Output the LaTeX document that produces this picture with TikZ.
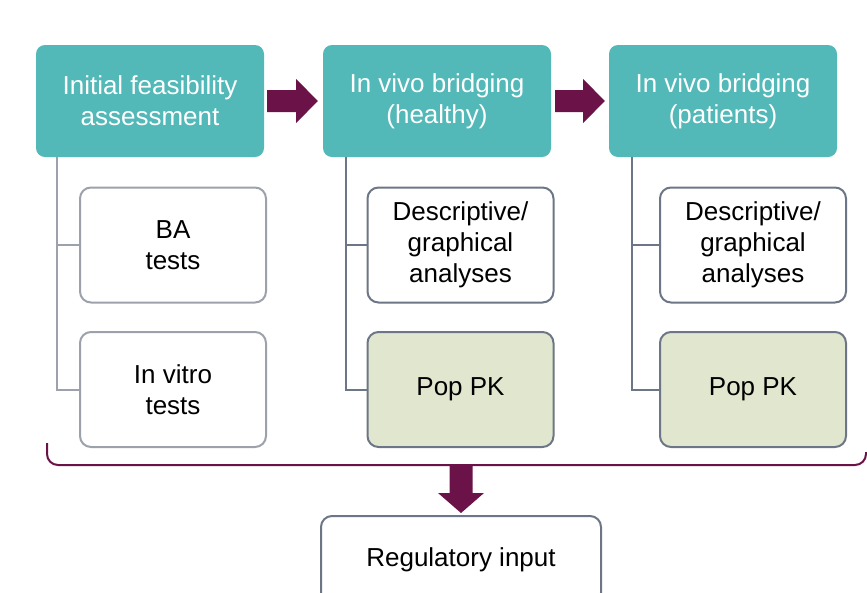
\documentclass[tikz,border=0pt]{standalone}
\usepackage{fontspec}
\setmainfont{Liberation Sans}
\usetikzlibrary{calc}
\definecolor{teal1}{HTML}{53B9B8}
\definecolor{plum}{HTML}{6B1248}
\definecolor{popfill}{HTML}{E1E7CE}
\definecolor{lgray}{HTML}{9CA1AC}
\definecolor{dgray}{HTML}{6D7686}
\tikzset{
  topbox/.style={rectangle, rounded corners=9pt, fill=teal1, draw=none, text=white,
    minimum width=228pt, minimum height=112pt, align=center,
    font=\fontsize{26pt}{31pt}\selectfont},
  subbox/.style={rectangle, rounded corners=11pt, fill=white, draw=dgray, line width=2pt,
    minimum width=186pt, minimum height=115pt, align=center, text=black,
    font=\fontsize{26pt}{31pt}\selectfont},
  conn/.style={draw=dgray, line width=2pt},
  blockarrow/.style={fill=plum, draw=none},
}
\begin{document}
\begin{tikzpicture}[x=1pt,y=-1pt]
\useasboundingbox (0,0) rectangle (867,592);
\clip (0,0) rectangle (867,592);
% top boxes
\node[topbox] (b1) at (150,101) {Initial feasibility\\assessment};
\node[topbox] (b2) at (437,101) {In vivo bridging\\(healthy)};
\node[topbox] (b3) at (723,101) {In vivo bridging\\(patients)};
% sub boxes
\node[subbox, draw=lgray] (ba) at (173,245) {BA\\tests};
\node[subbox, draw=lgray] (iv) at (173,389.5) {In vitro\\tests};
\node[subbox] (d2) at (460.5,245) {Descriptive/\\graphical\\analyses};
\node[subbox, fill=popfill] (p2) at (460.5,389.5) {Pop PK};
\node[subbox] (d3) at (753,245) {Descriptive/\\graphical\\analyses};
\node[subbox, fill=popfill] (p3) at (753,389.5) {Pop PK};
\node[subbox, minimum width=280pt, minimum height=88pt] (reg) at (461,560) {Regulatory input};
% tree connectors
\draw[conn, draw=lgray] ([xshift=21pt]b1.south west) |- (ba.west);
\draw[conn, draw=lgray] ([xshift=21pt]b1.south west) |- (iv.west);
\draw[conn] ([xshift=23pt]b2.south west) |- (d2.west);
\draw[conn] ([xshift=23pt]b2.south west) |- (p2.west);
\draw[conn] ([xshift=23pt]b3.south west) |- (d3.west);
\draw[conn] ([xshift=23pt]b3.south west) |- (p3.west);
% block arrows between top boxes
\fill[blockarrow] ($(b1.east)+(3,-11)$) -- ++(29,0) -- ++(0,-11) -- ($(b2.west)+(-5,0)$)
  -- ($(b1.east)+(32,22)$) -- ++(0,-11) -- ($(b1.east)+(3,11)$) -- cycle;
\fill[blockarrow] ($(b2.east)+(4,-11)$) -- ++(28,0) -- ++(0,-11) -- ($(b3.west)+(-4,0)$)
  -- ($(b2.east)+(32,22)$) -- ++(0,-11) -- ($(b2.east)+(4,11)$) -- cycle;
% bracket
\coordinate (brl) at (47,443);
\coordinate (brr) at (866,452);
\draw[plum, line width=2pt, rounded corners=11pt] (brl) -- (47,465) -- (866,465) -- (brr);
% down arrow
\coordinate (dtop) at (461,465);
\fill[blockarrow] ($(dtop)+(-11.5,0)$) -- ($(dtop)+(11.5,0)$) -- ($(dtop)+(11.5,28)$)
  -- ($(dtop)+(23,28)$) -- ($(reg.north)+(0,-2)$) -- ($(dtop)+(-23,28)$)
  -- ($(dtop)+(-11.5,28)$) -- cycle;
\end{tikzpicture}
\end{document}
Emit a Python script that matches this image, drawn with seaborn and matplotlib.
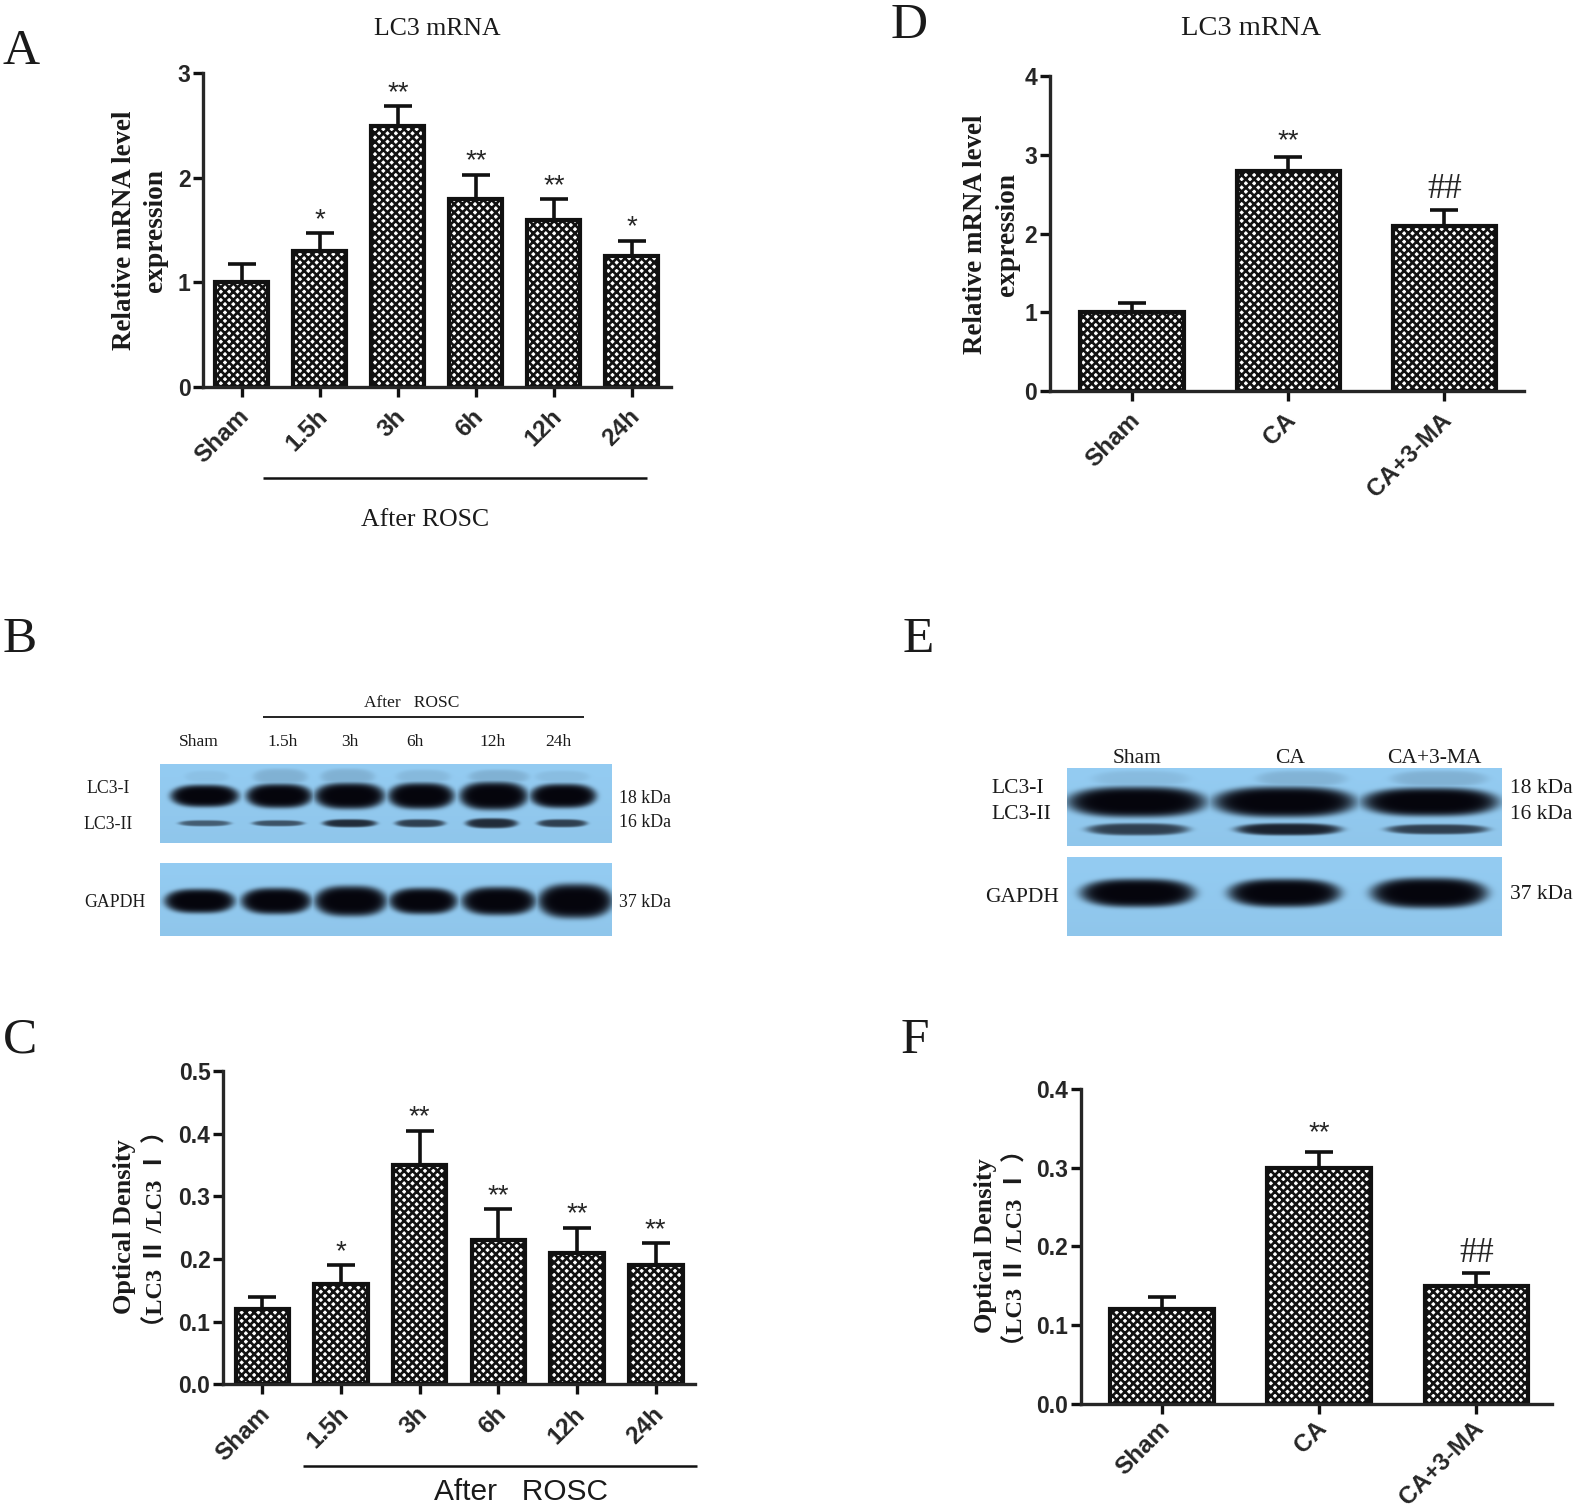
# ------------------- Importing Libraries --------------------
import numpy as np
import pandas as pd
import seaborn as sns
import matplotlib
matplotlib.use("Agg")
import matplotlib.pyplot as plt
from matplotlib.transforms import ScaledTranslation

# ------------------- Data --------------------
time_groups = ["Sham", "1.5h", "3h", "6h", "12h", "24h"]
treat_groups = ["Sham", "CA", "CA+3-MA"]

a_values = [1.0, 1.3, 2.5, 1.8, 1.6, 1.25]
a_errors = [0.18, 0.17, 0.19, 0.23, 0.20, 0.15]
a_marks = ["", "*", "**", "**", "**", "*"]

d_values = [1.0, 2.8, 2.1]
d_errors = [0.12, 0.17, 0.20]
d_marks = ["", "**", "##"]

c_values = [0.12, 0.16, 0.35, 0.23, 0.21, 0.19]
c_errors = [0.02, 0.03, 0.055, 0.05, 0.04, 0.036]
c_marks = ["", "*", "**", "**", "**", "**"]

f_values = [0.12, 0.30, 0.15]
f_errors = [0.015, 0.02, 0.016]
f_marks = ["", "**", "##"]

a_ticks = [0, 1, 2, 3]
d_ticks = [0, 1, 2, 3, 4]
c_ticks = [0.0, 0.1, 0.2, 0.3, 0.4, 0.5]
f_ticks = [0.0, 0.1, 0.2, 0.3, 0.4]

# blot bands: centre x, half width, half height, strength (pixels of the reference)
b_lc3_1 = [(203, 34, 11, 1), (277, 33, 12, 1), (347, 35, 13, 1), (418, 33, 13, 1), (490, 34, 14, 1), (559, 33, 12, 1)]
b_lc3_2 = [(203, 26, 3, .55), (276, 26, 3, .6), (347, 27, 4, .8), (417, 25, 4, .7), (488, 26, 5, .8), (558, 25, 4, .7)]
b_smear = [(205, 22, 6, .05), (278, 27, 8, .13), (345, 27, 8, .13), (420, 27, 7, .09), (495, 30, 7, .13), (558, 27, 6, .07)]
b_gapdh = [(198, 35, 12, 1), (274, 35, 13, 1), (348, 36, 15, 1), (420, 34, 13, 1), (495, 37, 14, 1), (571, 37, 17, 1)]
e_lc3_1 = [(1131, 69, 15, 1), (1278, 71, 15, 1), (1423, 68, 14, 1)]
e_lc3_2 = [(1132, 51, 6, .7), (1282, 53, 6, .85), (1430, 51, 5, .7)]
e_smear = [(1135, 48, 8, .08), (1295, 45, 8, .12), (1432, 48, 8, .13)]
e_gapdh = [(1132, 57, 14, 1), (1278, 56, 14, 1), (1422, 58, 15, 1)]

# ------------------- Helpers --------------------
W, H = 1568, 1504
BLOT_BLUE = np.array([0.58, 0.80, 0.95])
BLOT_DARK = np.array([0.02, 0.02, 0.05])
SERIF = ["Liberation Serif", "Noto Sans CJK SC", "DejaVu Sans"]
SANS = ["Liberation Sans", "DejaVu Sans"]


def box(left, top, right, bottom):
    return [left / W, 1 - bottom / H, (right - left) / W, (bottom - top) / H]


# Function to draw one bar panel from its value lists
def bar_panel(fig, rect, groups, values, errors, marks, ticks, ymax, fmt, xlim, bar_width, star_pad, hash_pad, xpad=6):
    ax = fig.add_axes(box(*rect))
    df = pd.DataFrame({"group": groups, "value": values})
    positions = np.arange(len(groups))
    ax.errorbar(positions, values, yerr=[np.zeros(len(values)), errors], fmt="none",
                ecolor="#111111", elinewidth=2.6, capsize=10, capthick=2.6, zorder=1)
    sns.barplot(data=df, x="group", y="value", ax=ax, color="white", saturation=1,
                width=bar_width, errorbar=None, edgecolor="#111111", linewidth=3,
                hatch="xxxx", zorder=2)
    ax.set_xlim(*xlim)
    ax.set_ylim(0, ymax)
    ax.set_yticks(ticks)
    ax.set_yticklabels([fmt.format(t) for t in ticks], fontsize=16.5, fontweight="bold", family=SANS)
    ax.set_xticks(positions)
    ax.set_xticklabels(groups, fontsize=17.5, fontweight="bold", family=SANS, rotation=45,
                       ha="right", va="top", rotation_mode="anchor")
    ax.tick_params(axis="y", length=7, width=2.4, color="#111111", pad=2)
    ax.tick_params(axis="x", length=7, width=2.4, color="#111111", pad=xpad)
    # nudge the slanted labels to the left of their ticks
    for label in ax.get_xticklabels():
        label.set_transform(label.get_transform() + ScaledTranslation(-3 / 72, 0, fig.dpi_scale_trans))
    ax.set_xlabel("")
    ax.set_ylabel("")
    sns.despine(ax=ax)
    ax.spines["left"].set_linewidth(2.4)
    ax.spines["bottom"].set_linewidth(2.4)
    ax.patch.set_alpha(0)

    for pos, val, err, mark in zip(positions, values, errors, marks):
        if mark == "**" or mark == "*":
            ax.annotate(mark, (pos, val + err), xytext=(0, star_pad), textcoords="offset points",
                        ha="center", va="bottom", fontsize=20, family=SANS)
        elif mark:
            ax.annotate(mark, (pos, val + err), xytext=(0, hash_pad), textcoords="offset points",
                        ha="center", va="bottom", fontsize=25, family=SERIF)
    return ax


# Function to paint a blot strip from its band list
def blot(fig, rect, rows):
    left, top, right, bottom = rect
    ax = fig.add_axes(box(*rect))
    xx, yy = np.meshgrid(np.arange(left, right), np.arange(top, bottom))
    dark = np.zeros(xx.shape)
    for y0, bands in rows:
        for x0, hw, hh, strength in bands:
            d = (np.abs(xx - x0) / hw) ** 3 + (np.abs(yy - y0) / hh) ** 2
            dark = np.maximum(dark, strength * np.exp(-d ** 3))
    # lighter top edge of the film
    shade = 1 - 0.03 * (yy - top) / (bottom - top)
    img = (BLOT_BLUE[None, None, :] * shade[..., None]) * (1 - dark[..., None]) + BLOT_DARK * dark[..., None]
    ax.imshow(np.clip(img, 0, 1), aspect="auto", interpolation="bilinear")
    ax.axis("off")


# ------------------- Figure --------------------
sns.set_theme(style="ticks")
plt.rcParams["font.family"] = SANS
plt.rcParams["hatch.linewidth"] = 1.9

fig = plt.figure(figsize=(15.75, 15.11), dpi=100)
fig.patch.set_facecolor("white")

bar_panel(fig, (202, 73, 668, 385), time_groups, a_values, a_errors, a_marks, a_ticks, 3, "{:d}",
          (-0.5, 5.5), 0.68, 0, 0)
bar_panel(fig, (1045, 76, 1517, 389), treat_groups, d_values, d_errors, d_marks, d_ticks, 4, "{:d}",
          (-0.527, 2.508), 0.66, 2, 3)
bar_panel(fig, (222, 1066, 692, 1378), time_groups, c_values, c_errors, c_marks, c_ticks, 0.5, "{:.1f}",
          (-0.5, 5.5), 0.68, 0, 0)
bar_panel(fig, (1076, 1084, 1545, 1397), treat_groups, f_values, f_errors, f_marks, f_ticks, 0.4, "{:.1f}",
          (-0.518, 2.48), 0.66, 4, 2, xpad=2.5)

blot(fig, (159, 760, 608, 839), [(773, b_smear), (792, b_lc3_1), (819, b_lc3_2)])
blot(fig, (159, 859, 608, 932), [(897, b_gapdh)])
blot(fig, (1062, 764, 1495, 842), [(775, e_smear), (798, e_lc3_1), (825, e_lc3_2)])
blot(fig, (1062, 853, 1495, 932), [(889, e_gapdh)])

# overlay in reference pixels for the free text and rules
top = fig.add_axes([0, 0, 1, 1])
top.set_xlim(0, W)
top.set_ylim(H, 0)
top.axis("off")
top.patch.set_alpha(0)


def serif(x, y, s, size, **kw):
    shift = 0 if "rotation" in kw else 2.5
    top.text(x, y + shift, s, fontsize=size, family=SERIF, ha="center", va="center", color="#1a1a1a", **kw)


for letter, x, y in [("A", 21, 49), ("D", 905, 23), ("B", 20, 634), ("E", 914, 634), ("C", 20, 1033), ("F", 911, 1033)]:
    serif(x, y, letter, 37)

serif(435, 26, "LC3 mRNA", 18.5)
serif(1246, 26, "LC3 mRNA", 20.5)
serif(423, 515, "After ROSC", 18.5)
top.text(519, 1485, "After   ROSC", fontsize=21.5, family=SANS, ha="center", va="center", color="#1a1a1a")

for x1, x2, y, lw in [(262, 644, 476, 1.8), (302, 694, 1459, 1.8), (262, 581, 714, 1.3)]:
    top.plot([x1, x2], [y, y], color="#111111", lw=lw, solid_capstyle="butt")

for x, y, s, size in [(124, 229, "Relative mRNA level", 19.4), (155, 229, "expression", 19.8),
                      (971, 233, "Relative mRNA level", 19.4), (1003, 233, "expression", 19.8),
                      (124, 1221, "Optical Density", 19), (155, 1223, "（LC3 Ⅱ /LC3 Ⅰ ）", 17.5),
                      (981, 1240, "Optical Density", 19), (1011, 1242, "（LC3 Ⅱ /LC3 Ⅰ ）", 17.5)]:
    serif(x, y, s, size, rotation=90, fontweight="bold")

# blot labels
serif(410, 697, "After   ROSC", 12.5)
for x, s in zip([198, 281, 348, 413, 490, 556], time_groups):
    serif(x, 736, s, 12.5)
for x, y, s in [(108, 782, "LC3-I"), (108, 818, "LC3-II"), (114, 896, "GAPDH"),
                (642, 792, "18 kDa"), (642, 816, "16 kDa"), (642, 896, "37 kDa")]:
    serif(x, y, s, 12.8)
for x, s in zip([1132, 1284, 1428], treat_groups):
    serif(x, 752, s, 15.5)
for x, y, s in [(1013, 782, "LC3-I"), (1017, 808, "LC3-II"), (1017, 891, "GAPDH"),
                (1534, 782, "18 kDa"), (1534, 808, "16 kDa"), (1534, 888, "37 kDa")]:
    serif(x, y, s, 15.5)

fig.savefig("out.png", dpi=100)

WORK TO COMPLETE:
Output exactly the lines from the one containing "Emit a Python" through the one containing "f_ticks = [0.0, 0.1, 0.2, 0.3, 0.4]", both included, and nothing else; leave out any pictures.

ANSWER TO THIS PROBLEM:
Emit a Python script that matches this image, drawn with seaborn and matplotlib.
# ------------------- Importing Libraries --------------------
import numpy as np
import pandas as pd
import seaborn as sns
import matplotlib
matplotlib.use("Agg")
import matplotlib.pyplot as plt
from matplotlib.transforms import ScaledTranslation

# ------------------- Data --------------------
time_groups = ["Sham", "1.5h", "3h", "6h", "12h", "24h"]
treat_groups = ["Sham", "CA", "CA+3-MA"]

a_values = [1.0, 1.3, 2.5, 1.8, 1.6, 1.25]
a_errors = [0.18, 0.17, 0.19, 0.23, 0.20, 0.15]
a_marks = ["", "*", "**", "**", "**", "*"]

d_values = [1.0, 2.8, 2.1]
d_errors = [0.12, 0.17, 0.20]
d_marks = ["", "**", "##"]

c_values = [0.12, 0.16, 0.35, 0.23, 0.21, 0.19]
c_errors = [0.02, 0.03, 0.055, 0.05, 0.04, 0.036]
c_marks = ["", "*", "**", "**", "**", "**"]

f_values = [0.12, 0.30, 0.15]
f_errors = [0.015, 0.02, 0.016]
f_marks = ["", "**", "##"]

a_ticks = [0, 1, 2, 3]
d_ticks = [0, 1, 2, 3, 4]
c_ticks = [0.0, 0.1, 0.2, 0.3, 0.4, 0.5]
f_ticks = [0.0, 0.1, 0.2, 0.3, 0.4]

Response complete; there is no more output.